Sunday, March 16, 2014

Marginal Revolution of Economics

Economics is not a science but it has some basic premises/ assumptions, from which economic theories stem. These are:

  1. Assumption that people are rational
  2. Assumption that people will chose to do something only if it increases their 'marginal' utility (i.e., people will do things that increases their satisfaction) 
  3. Assumption that more (consumption) is better than less (consumption)

Point 1 & 2 seem valid and are widely accepted by all thinkers. But many schools of thought reject the notion that more is better than less. Spiritual, religious and even educational institutions propound that consumption has no impact on happiness. More chocolates does not means less depression. Retail therapy is not instant nirvana. 

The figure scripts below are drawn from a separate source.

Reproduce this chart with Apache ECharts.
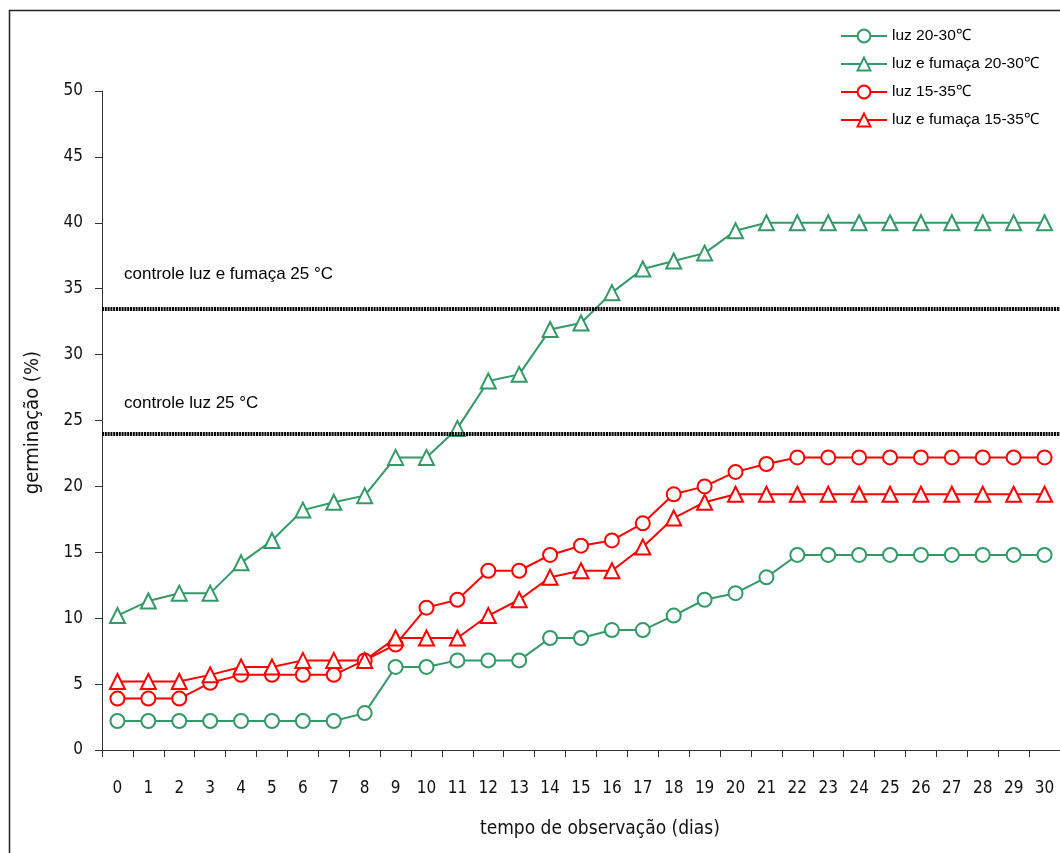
<!DOCTYPE html>
<html>
<head>
<meta charset="utf-8">
<script src="https://cdn.jsdelivr.net/npm/echarts@6/dist/echarts.min.js"></script>
<style>
  html, body { margin: 0; padding: 0; background: #fff; }
  #chart { width: 1060px; height: 853px; }
</style>
</head>
<body>
<div id="chart"></div>
<script>
// Observation days (category axis)
const dias = ['0','1','2','3','4','5','6','7','8','9','10','11','12','13','14','15',
  '16','17','18','19','20','21','22','23','24','25','26','27','28','29','30'];

// Cumulative germination (%) per treatment
const luz2030 = [2.2,2.2,2.2,2.2,2.2,2.2,2.2,2.2,2.8,6.3,6.3,6.8,6.8,6.8,8.5,8.5,
  9.1,9.1,10.2,11.4,11.9,13.1,14.8,14.8,14.8,14.8,14.8,14.8,14.8,14.8,14.8];
const fumaca2030 = [10.2,11.3,11.9,11.9,14.2,15.9,18.2,18.8,19.3,22.2,22.2,24.4,28.0,28.5,31.9,32.4,
  34.7,36.5,37.1,37.7,39.4,40,40,40,40,40,40,40,40,40,40];
const luz1535 = [3.9,3.9,3.9,5.1,5.7,5.7,5.7,5.7,6.8,8.0,10.8,11.4,13.6,13.6,14.8,15.5,
  15.9,17.2,19.4,20.0,21.1,21.7,22.2,22.2,22.2,22.2,22.2,22.2,22.2,22.2,22.2];
const fumaca1535 = [5.2,5.2,5.2,5.7,6.3,6.3,6.8,6.8,6.8,8.5,8.5,8.5,10.2,11.4,13.1,13.6,
  13.6,15.4,17.6,18.8,19.4,19.4,19.4,19.4,19.4,19.4,19.4,19.4,19.4,19.4,19.4];

// Control references at 25 °C
const controleFumaca = 33.5;
const controleLuz = 24.0;

const nomes = ['luz 20-30\u2103', 'luz e fumaça 20-30\u2103', 'luz 15-35\u2103', 'luz e fumaça 15-35\u2103'];

const VERDE = '#339966';
const VERMELHO = '#ff0000';
const NARROW = '"Liberation Sans Narrow", "DejaVu Sans Condensed", "Liberation Sans", sans-serif';
const SANS = '"Liberation Sans", Arial, sans-serif';

function serie(nome, dados, cor, simbolo) {
  return {
    name: nome,
    type: 'line',
    data: dados,
    symbol: simbolo,
    symbolSize: simbolo === 'triangle' ? 15 : 14,
    showAllSymbol: true,
    lineStyle: { color: cor, width: 2 },
    itemStyle: { color: '#fff', borderColor: cor, borderWidth: 2 },
    emphasis: { disabled: true },
    animation: false
  };
}

const chart = echarts.init(document.getElementById('chart'), null, { renderer: 'canvas' });

const refLinha = {
  silent: true,
  animation: false,
  symbol: ['none', 'none'],
  lineStyle: { color: '#000', width: 4, type: [2, 0.8] },
  label: {
    show: true,
    position: 'insideStartTop',
    color: '#000',
    fontFamily: SANS,
    fontSize: 17
  },
  data: [
    { yAxis: controleFumaca, label: { formatter: 'controle luz e fumaça 25 °C', distance: [22, 26] } },
    { yAxis: controleLuz, label: { formatter: 'controle luz 25 °C', distance: [22, 22] } }
  ]
};

const series = [
  serie(nomes[0], luz2030, VERDE, 'circle'),
  serie(nomes[1], fumaca2030, VERDE, 'triangle'),
  serie(nomes[2], luz1535, VERMELHO, 'circle'),
  serie(nomes[3], fumaca1535, VERMELHO, 'triangle')
];
series[0].markLine = refLinha;

chart.setOption({
  backgroundColor: '#fff',
  animation: false,
  grid: { left: 102, top: 91, right: -13, bottom: 103, containLabel: false },
  legend: {
    orient: 'vertical',
    left: 835,
    top: 23,
    itemWidth: 46,
    itemHeight: 16,
    itemGap: 12,
    textStyle: { fontFamily: SANS, fontSize: 15.5, color: '#000' },
    data: nomes
  },
  xAxis: {
    type: 'category',
    data: dias,
    boundaryGap: true,
    axisLine: { lineStyle: { color: '#333', width: 1 } },
    axisTick: { show: true, length: 7, interval: 0, lineStyle: { color: '#333' } },
    axisLabel: { interval: 0, margin: 30, fontFamily: NARROW, fontSize: 17, color: '#111' },
    splitLine: { show: false }
  },
  yAxis: {
    type: 'value',
    min: 0,
    max: 50,
    interval: 5,
    axisLine: { show: true, lineStyle: { color: '#333', width: 1 } },
    axisTick: { show: true, length: 7, lineStyle: { color: '#333' } },
    axisLabel: { margin: 19, fontFamily: NARROW, fontSize: 17, color: '#111' },
    splitLine: { show: false }
  },
  graphic: [
    {
      type: 'rect',
      shape: { x: 9.5, y: 10.5, width: 1200, height: 1000 },
      style: { fill: 'none', stroke: '#222', lineWidth: 1.5 },
      silent: true
    },
    {
      type: 'text',
      left: 480,
      top: 820,
      style: { text: 'tempo de observação (dias)', font: '19px ' + NARROW, fill: '#111' }
    },
    {
      type: 'text',
      left: 23,
      top: 351,
      rotation: Math.PI / 2,
      style: { text: 'germinação (%)', font: '20px ' + NARROW, fill: '#111' }
    }
  ],
  series: series
});
</script>
</body>
</html>
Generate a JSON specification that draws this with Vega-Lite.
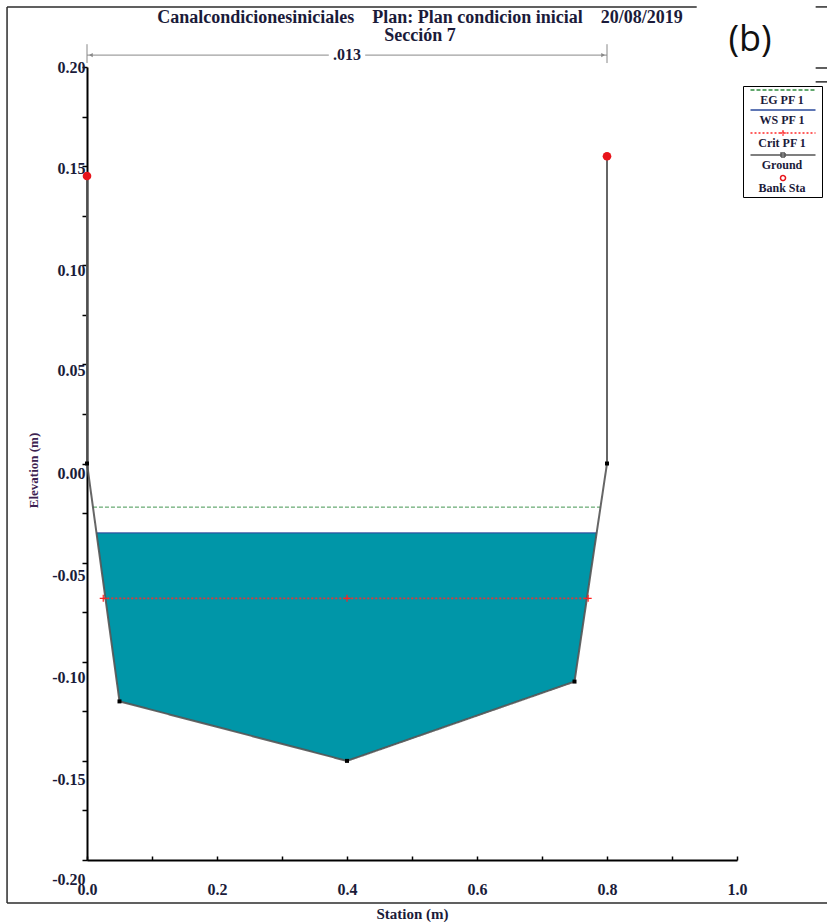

If point 3 is indeed debatable, then someone needs to re-write Economics. Since the Economic slow down of 2008, interesting new concepts like 'Buddhist Economics', 'Gross National Happiness not Gross National Product' have gathered momentum. And this slowdown of 2008 refuses to end.  So is consumerism really an outdated concept now?

Perhaps, Economics is on the verge of a true marginal revolution.

1 comment: said...

Interestingly economics is not that old a science. SIr william petty developed it in 17th century (including the first GDP computation).

However people are neither rational nor they always seek improved marginal utility.